Are You Freaking Excited For ‘Triple Frontier’ Or What?

Netflix

Well, it appears I am unreasonably excited about Triple Frontier. I’m not exactly sure how it happened. At the end of last week, I was moderately excited about it, at most. Now, it’s all I can think about. I’ve watched the trailer five times this week. I might stop typing this paragraph to watch it again now. Yup, I just did. I watched it again between those two sentences. It’s getting out of hand. I don’t know if the movie will even be good. It could be bad! And yet, here I am, all amped up and ready to buzz onto the floor like an electric razor someone placed on the counter without turning off.

Check that, I lied. Not about the excitement thing. That’s very true. I lied about not knowing why I’m so fired up. Look at this official plot description.

Former Special Forces operatives reunite to plan a heist in a sparsely populated multi-border zone of South America. For the first time in their prestigious careers, these unsung heroes undertake this dangerous mission for themselves instead of the country. But when events take an unexpected turn and threaten to spiral out of control, their skills, their loyalties, and their morals are pushed to a breaking point in an epic battle for survival.

Freakin heck yeah. You know what I like most about that paragraph? I mean, other than the fact that there’s a damn Special Forces heist in a jungle? I’ll tell you: It reads kind of like the description of a movie that would star Steven Seagal and Stone Cold Steve Austin and you’d find way, way down near the bottom of Netflix’s Action & Adventure category. I say this because I’ve seen Maximum Conviction, a movie that stars Steven Seagal and Stone Cold Steve Austin as former Special Forces operatives, which was way down near the bottom of Netflix’s Action & Adventure category. It was great. And so bad. I honestly think Seagal was making up his lines on the fly. At one point, while pointing an automatic weapon at someone, he says “It ain’t the amount, it’s the skill. The skill a guy’s got, that’s what it is.” A true wordsmith.

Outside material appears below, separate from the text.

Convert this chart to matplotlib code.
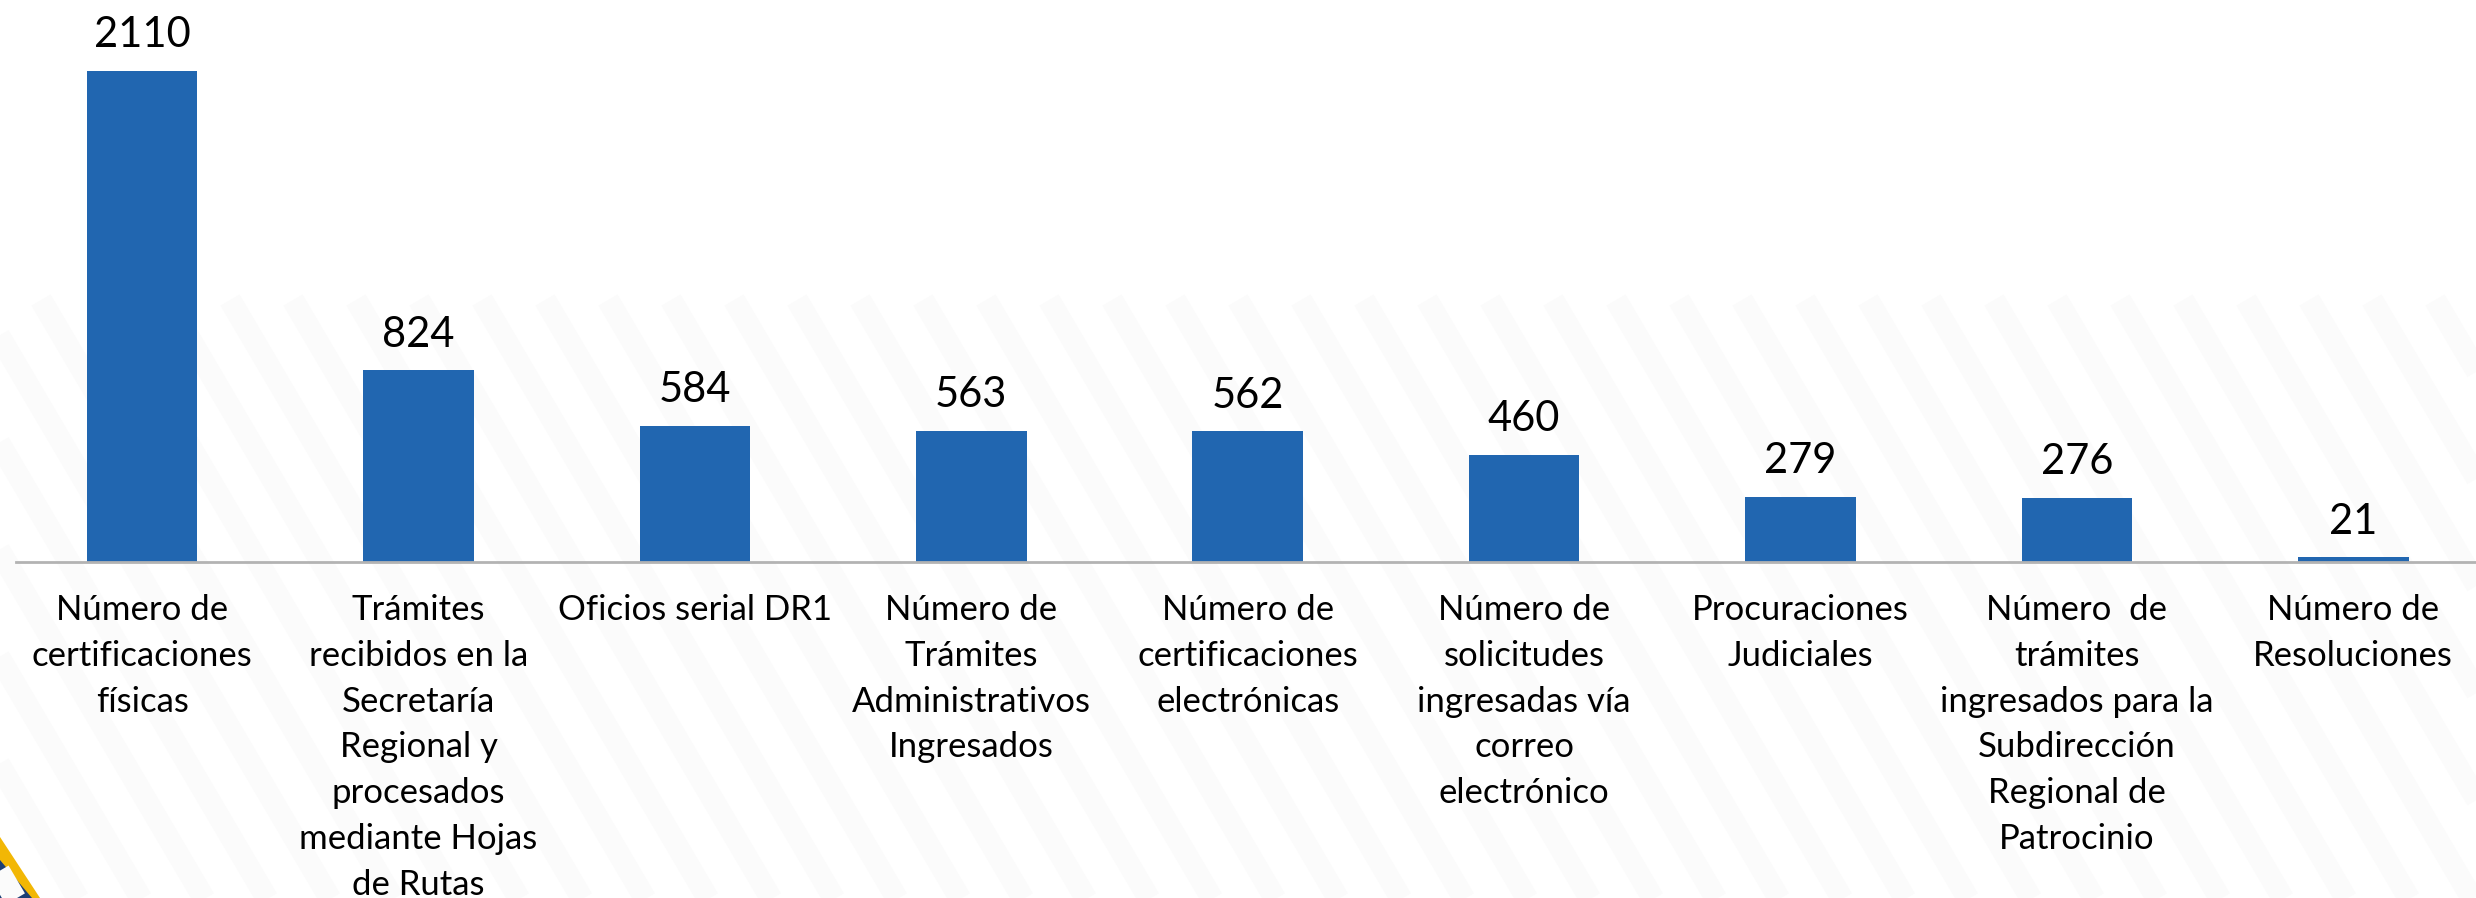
import numpy as np
import matplotlib.pyplot as plt
from matplotlib.patches import Polygon

categories = [
    "Número de\ncertificaciones\nfísicas",
    "Trámites\nrecibidos en la\nSecretaría\nRegional y\nprocesados\nmediante Hojas\nde Rutas",
    "Oficios serial DR1",
    "Número de\nTrámites\nAdministrativos\nIngresados",
    "Número de\ncertificaciones\nelectrónicas",
    "Número de\nsolicitudes\ningresadas vía\ncorreo\nelectrónico",
    "Procuraciones\nJudiciales",
    "Número  de\ntrámites\ningresados para la\nSubdirección\nRegional de\nPatrocinio",
    "Número de\nResoluciones",
]
values = [2110, 824, 584, 563, 562, 460, 279, 276, 21]

BAR_COLOR = "#2166B0"
W, H = 2476, 898

plt.rcParams["font.family"] = ["Lato", "DejaVu Sans"]

fig = plt.figure(figsize=(W / 100, H / 100), dpi=100)
fig.patch.set_facecolor("white")

# background: faint diagonal bands + corner logo
bg = fig.add_axes([0, 0, 1, 1], zorder=-1)
bg.set_xlim(0, W)
bg.set_ylim(H, 0)
bg.axis("off")
for x0 in range(-400, W, 63):
    bg.plot([x0, x0 + 360], [300, 912], color="#fbfbfb", lw=16, solid_capstyle="butt")
bg.add_patch(Polygon([[0, 837], [40, 898], [0, 898]], closed=True, color="#F2B705", lw=0))
bg.add_patch(Polygon([[0, 860], [32, 898], [0, 898]], closed=True, color="#1B3F75", lw=0))

# main chart
ax = fig.add_axes([0, (H - 562) / H, 1, 562 / H])
ax.patch.set_alpha(0)
x = np.arange(len(values))
ax.bar(x, values, width=0.4, color=BAR_COLOR, zorder=2)
ax.set_xlim(-0.514, 8.444)
ax.set_ylim(0, 2415)

for s in ["top", "right", "left"]:
    ax.spines[s].set_visible(False)
ax.spines["bottom"].set_color("#b3b3b3")
ax.spines["bottom"].set_linewidth(2)
ax.spines["bottom"].set_bounds(-0.456, 8.444)
ax.set_yticks([])
ax.set_xticks([])

for xi, v in zip(x, values):
    ax.annotate(str(v), (xi, v), xytext=(0, 17), textcoords="offset points",
                ha="center", va="baseline", fontsize=30, color="black")

for xi, lab in zip(x, categories):
    ax.annotate(lab, (xi, 0), xytext=(0, -23), textcoords="offset points",
                ha="center", va="top", fontsize=25, color="black",
                linespacing=1.53, annotation_clip=False)

fig.savefig("out.png", dpi=100, facecolor="white")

But here’s the thing: Triple Frontier is not a Seagal-Austin-level production. It’s a big deal movie that is opening in theaters this week and coming to Netflix next week. It has a cast that whoops ass. Pedro Pascal, who played the Red Viper on Game of Thrones and a DEA agent in Narcos, whoops ass. Oscar Isaac is great in everything and looks enough like Jake Johnson that I always stop for a minute when I see him, like “Is Nick Miller from New Girl in that helicopter in the trailer?,” which whoops ass. Ben Affleck does not whoop ass all the time, but he is still riding the three-year grace period from starring in The Accountant, a movie that whoops ass. And, while I am not entirely familiar with his body of work, I have been informed by our resident Sons of Anarchy expert Kimberly Ricci that Charlie Hunnam whoops ass, too.

Screenshot

Case closed.

Speaking of the trailer, look at it.

Highlights include:

  • A group of thieves doing one last job
  • People staring out windows of moving cars with a look on their face that says “Well, one of us is probably gonna die in this movie, and it sure isn’t gonna be Affleck, so I hope it’s not me”
  • People creeping around the jungle with automatic weapons
  • The required shot of Ben Affleck staring at his daughter after dropping her off at school to tell us he’s a good guy who is doing the crimes for The Right Reasons
  • Speeding SUVs
  • Exploding SUVs
  • Huge stacks of money that belong to a powerful South American drug lord
  • Seriously, Oscar Isaac looks so much like Jake Johnson, especially with that stubble beard, and now I want this movie to be titled Triple Frontier: The Pepperwood Chronicles
  • I miss New Girl

Now, I hear you. You’re sitting there saying something like this: “Well, fine. But between the plot description and the trailer, it appears that this movie is about a group of exiled specialists teaming up to rob a South American drug lord, and isn’t that basically just the plot of Fast Five, too? Hasn’t this all been done?”

I have two responses to this line of questioning. My first response is shut up, leave me alone, I’m having fun and you can’t ruin it for me. The second response is yes, it is, but so what? There’s plenty of room for two movies about highly-trained diverse teams of beefy heist boys stealing from South American drug lords. There’s room for dozens of those movies, if we’re being honest. Open each one with a helicopter shot of the Cristo Redentor statue in Brazil and then get to robbing cocaine kingpins. It would help if you can get Gal Gadot in there somehow, preferably while developing a romance between her and a character who has great hair and loves snacks and drifting around the streets of Tokyo in a Neon Subaru, but I respect that this is a little trickier now that she’s Wonder Woman and everything.

I am going to be really bummed if this movie is not good or at least fun. I won’t even be mad, just bummed. This is my fault. I let myself get too excited. It happens sometimes.